When queue_job stops draining, teams often make it worse by retrying everything at once.
This runbook focuses on controlled recovery: measure, isolate, then recover throughput safely.
Incident signals
Treat backlog as an incident when one or more of these persist for 10–15 minutes:
pendingjobs rising whilestartedstays flat.- Same jobs repeatedly cycling
failed -> pending. - Worker CPU idle but queue depth still grows.
- Business flows tied to async jobs (invoice send, stock sync, webhooks) visibly lag.
Step 1 — Capture queue shape before touching anything
# Count jobs by state
psql "$ODOO_DB_URI" -c "
select state, count(*)
from queue_job
group by state
order by count(*) desc;
"
# Top channels by pending depth
psql "$ODOO_DB_URI" -c "
select channel, count(*) as pending_jobs
from queue_job
where state = 'pending'
group by channel
order by pending_jobs desc
limit 10;
"
Save this output to your incident notes. You need a baseline to confirm real recovery.
Step 2 — Find the jobs that are blocking throughput
# Oldest pending jobs (often where blockage starts)
psql "$ODOO_DB_URI" -c "
select id, channel, eta, date_created, substring(exc_info from 1 for 140) as err
from queue_job
where state in ('pending', 'failed')
order by date_created asc
limit 30;
"
Focus on repeated exceptions from one model/integration first (for example, a dead webhook target or missing external credential).
Step 3 — Quarantine noisy failures, then retry only safe subsets
If one integration is broken, stop flooding retries from that channel.
# Example: postpone one failing channel for 30 minutes
psql "$ODOO_DB_URI" -c "
update queue_job
set eta = now() + interval '30 minutes'
where state = 'pending'
and channel = 'root.webhook_sync';
"
Then retry only idempotent jobs (never bulk-retry payment capture or non-idempotent external writes blindly).
# Example selective retry
odoocli queue retry --channel root.stock_sync --older-than 20m --limit 200
Step 4 — Restore worker throughput deliberately
# Inspect worker and memory pressure first
odoocli doctor --env production
# If healthy, increase queue workers one step (not 3x at once)
odoocli workers scale queue --count +2
Re-check state counts after 5–10 minutes. If started increases and pending trends down, keep the setting.

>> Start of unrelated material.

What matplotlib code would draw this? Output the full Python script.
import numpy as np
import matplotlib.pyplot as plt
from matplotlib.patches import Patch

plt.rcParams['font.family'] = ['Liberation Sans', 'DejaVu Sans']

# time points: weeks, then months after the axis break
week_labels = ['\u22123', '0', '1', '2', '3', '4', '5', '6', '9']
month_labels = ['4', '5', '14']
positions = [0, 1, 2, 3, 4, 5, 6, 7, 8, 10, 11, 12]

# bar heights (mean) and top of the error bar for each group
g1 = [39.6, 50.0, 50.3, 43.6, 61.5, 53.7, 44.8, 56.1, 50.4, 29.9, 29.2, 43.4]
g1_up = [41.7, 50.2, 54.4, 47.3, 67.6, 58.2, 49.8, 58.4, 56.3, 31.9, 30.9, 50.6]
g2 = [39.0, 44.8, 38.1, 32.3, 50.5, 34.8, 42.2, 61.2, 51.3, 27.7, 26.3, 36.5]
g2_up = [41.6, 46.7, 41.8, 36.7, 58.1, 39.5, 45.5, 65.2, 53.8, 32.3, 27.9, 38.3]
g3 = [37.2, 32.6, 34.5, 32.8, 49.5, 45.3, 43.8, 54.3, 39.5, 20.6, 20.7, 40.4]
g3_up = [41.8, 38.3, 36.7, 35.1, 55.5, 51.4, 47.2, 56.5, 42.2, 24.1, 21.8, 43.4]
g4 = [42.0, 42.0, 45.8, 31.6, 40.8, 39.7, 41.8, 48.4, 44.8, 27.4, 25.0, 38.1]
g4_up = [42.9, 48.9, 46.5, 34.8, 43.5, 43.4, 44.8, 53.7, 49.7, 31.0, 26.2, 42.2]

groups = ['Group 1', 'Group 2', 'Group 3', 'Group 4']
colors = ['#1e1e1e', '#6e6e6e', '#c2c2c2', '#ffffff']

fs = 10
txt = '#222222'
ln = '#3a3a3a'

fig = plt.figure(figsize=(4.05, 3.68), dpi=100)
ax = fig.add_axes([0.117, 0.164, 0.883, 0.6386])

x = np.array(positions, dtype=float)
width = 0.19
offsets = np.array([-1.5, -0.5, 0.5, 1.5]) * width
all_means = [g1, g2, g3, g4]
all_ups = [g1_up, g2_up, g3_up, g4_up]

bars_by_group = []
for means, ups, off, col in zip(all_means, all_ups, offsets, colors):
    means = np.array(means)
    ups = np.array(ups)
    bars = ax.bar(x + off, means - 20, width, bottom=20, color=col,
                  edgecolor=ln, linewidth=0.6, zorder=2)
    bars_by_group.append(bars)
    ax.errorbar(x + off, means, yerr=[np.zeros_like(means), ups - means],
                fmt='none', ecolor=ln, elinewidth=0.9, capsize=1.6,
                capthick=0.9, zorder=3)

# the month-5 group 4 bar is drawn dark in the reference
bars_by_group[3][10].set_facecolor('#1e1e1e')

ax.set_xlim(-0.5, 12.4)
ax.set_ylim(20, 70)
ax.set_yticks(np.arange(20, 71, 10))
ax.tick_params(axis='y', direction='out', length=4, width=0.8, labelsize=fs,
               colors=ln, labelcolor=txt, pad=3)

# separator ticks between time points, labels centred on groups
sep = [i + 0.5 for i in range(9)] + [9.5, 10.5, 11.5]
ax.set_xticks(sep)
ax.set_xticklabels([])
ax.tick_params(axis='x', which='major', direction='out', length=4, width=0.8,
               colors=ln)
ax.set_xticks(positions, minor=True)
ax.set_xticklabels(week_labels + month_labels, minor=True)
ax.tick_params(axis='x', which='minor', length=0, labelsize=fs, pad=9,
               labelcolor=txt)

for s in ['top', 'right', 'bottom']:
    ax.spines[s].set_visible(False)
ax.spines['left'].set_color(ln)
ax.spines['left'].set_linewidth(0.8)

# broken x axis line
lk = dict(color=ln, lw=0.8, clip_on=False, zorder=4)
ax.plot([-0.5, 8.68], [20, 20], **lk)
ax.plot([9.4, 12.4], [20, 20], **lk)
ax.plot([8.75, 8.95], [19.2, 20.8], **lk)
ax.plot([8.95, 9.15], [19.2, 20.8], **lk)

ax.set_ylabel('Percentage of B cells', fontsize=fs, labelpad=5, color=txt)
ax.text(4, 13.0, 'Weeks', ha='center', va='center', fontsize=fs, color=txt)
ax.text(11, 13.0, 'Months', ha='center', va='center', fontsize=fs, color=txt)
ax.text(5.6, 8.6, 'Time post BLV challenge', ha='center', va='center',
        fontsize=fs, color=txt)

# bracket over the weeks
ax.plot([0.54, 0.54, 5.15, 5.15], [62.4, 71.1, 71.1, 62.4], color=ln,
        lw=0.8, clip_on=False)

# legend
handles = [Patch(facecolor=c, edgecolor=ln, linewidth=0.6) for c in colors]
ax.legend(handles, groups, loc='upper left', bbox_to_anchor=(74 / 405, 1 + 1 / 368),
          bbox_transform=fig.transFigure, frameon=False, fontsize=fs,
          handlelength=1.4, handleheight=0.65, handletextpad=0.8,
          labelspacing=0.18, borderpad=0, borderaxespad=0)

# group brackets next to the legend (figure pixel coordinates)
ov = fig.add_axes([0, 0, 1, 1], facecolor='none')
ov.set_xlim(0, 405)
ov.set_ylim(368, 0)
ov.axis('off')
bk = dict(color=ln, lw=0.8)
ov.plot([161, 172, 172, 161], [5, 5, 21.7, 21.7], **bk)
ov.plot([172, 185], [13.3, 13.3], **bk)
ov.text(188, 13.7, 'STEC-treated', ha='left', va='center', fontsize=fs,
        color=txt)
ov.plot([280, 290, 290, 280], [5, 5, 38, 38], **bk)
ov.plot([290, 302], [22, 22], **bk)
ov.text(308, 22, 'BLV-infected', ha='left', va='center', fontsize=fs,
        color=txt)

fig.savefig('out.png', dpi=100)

If not, roll back worker count and revisit blocking exceptions.
Step 5 — Exit criteria before closing incident
pendingdepth decreases across three consecutive checks.- No rapid reappearance of the same exception signature.
- Critical business jobs complete within expected SLA.
- Temporary channel quarantines are either removed or converted into a tracked fix.
Hardening after recovery
- Add channel-level alerting (pending depth + oldest job age).
- Document which channels are safe for bulk retry and which are not.
- Add a weekly replay drill in staging from a production-like queue snapshot.
The main rule: do not optimize for clearing the queue fast. Optimize for clearing it safely without creating duplicate side effects.